Provincies willen meer zeggenschap wadden
De drie waddenprovincie Groningen, Friesland en Noord-Holland hebben ernstige kritiek op het rijksbeleid voor de Waddenzee. In de planologische kernbeslissing (pkb) Derde Nota Waddenzee worden alle ontwikkelingen voor de komende jaren vastgelegd.
De provincies vinden dat te strikt en vinden dat zij zelf op meer terreinen meer bevoegdheden moeten krijgen. Ook vinden de drie dat het rijk zich moet beperken tot de Wadenzee alleen en niet ,,over de dijk'' moet kruipen.
Zo verbiedt de pkb de aanleg van nieuwe havens en bedrijfsterreinen in of direct grenzend aan de Waddenzee evenals uitbreiding van bestaande terreinen.
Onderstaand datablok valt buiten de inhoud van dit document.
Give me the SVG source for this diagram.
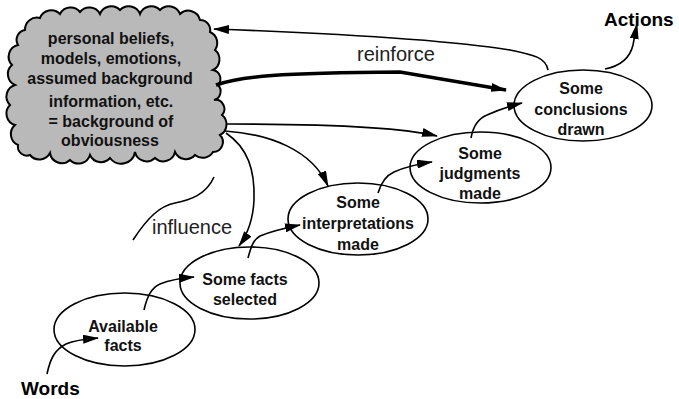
<svg xmlns="http://www.w3.org/2000/svg" width="679" height="399" viewBox="0 0 679 399">
<style>
.node ellipse{fill:#fff;stroke:#000;stroke-width:1.6}
.lbl{font-family:"Liberation Sans",Arial,sans-serif;font-weight:bold;font-size:16px;fill:#111;text-anchor:middle}
.big{font-family:"Liberation Sans",Arial,sans-serif;font-weight:bold;font-size:19px;fill:#000}
.plain{font-family:"Liberation Sans",Arial,sans-serif;font-size:20px;fill:#222}
.conn path{fill:none;stroke:#000;stroke-width:1.6}
.conn path.thick{stroke-width:3.5}
</style>
<defs>
<marker id="ah" viewBox="0 0 16 9" refX="15" refY="4.5" markerWidth="16" markerHeight="9" markerUnits="userSpaceOnUse" orient="auto">
<path d="M0,0 L16,4.5 L0,9 z" fill="#000"/>
</marker>
</defs>
<rect width="679" height="399" fill="#fff"/>

<g id="cloud">
<path d="M25,30 A12,12 0 0 1 40,18 A12,12 0 0 1 60,14 A12,12 0 0 1 80,12 A12,12 0 0 1 100,14 A12,12 0 0 1 120,10 A12,12 0 0 1 140,14 A12,12 0 0 1 160,10 A12,12 0 0 1 180,14 A12,12 0 0 1 200,20 A10,10 0 0 1 210,32 A12,12 0 0 1 215,50 A12,12 0 0 1 213,70 A9,9 0 0 1 218,85 A9,9 0 0 1 214,100 A9,9 0 0 1 222,115 A12,12 0 0 1 220,135 A10,10 0 0 1 213,152 A12,12 0 0 1 195,155 A12,12 0 0 1 175,152 A12,12 0 0 1 155,158 A12,12 0 0 1 135,152 A14,14 0 0 1 110,158 A12,12 0 0 1 90,155 A12,12 0 0 1 70,160 A12,12 0 0 1 50,153 A12,12 0 0 1 30,155 A9,9 0 0 1 18,145 A12,12 0 0 1 15,125 A12,12 0 0 1 10,105 A12,12 0 0 1 15,85 A12,12 0 0 1 12,65 A12,12 0 0 1 18,45 A10,10 0 0 1 25,30 z" fill="#b9b9b9" stroke="#000" stroke-width="2"/>
<text class="lbl" x="111" y="44">personal beliefs,</text>
<text class="lbl" x="111" y="64">models, emotions,</text>
<text class="lbl" x="110" y="84">assumed background</text>
<text class="lbl" x="111" y="107">information, etc.</text>
<text class="lbl" x="111" y="127">= background of</text>
<text class="lbl" x="110" y="146">obviousness</text>
</g>

<g id="available-facts" class="node">
<ellipse cx="124.5" cy="329.5" rx="70.5" ry="36.5"/>
<text class="lbl" x="123" y="332">Available</text>
<text class="lbl" x="123" y="351">facts</text>
</g>

<g id="facts-selected" class="node">
<ellipse cx="249.5" cy="283" rx="69.5" ry="36"/>
<text class="lbl" x="245" y="285">Some facts</text>
<text class="lbl" x="245" y="305">selected</text>
</g>

<g id="interpretations" class="node">
<ellipse cx="358" cy="219" rx="70" ry="36"/>
<text class="lbl" x="358" y="208">Some</text>
<text class="lbl" x="358" y="229">interpretations</text>
<text class="lbl" x="358" y="250">made</text>
</g>

<g id="judgments" class="node">
<ellipse cx="480.5" cy="167.5" rx="70.5" ry="35.5"/>
<text class="lbl" x="480" y="159">Some</text>
<text class="lbl" x="480" y="179">judgments</text>
<text class="lbl" x="480" y="199">made</text>
</g>

<g id="conclusions" class="node">
<ellipse cx="583" cy="105.5" rx="69" ry="35.5"/>
<text class="lbl" x="581" y="94">Some</text>
<text class="lbl" x="581" y="115">conclusions</text>
<text class="lbl" x="581" y="135">drawn</text>
</g>

<g id="words">
<text class="big" x="21" y="395">Words</text>
</g>

<g id="actions">
<text class="big" x="604" y="26">Actions</text>
</g>

<g id="connectors" class="conn">
<path d="M548,70 C546,58 535,55 510,50 C460,42 350,34 214,29" marker-end="url(#ah)"/>
<path class="thick" d="M216,85 C240,76 280,73 400,72 L506,90" marker-end="url(#ah)"/>
<path d="M227,124 C320,124 400,127 437,136" marker-end="url(#ah)"/>
<path d="M225,131 C270,134 312,150 328,186" marker-end="url(#ah)"/>
<path d="M226,133 C248,148 255,170 254,200 C253,222 247,235 239,246" marker-end="url(#ah)"/>
<path d="M214,177 C206,195 190,200 175,203 C160,206 148,217 133,240"/>
<path d="M47,374 C50,360 54,350 66,344 C75,340 85,339 98,338" marker-end="url(#ah)"/>
<path d="M144,310 C147,297 151,288 160,284 C170,280 182,278 194,277" marker-end="url(#ah)"/>
<path d="M248,258 C251,247 253,240 260,236 C272,231 285,228 300,225" marker-end="url(#ah)"/>
<path d="M378,193 C381,183 385,176 394,172 C405,167 418,164 432,162" marker-end="url(#ah)"/>
<path d="M471,138 C473,127 477,119 487,115 C498,110 510,106 522,103" marker-end="url(#ah)"/>
<path d="M605,69 C620,66 630,58 633,45 L637,24" marker-end="url(#ah)"/>
</g>

<g id="labels">
<text class="plain" x="357" y="61">reinforce</text>
<text class="plain" x="152" y="234">influence</text>
</g>
</svg>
De provincies vinden dit vanuit sociaal- economisch perspectief onacceptabel.
Het rijk trekt de verantwoordelijkheid voor de landschappelijke kwaliteit in het kustgebied naar zich toe, en kan zich dus bemoeien met het voorkomen of beperken van lichthinder door bij voorbeeld kassencomplexen. De provincies vinden dat zij daar verantwoordelijk voor zijn. Dat geldt ook voor het aantal ligplaatsen, dat is beperkt op 4400. Die beperking brengt de verdere ontwikkeling van Lauwersoog ernstig in gevaar.
Voor militaire activiteiten is in de pkb wel enige ruimte, waarbij is aangegeven dat de gevolgen voor de natuur nog niet bekend zijn.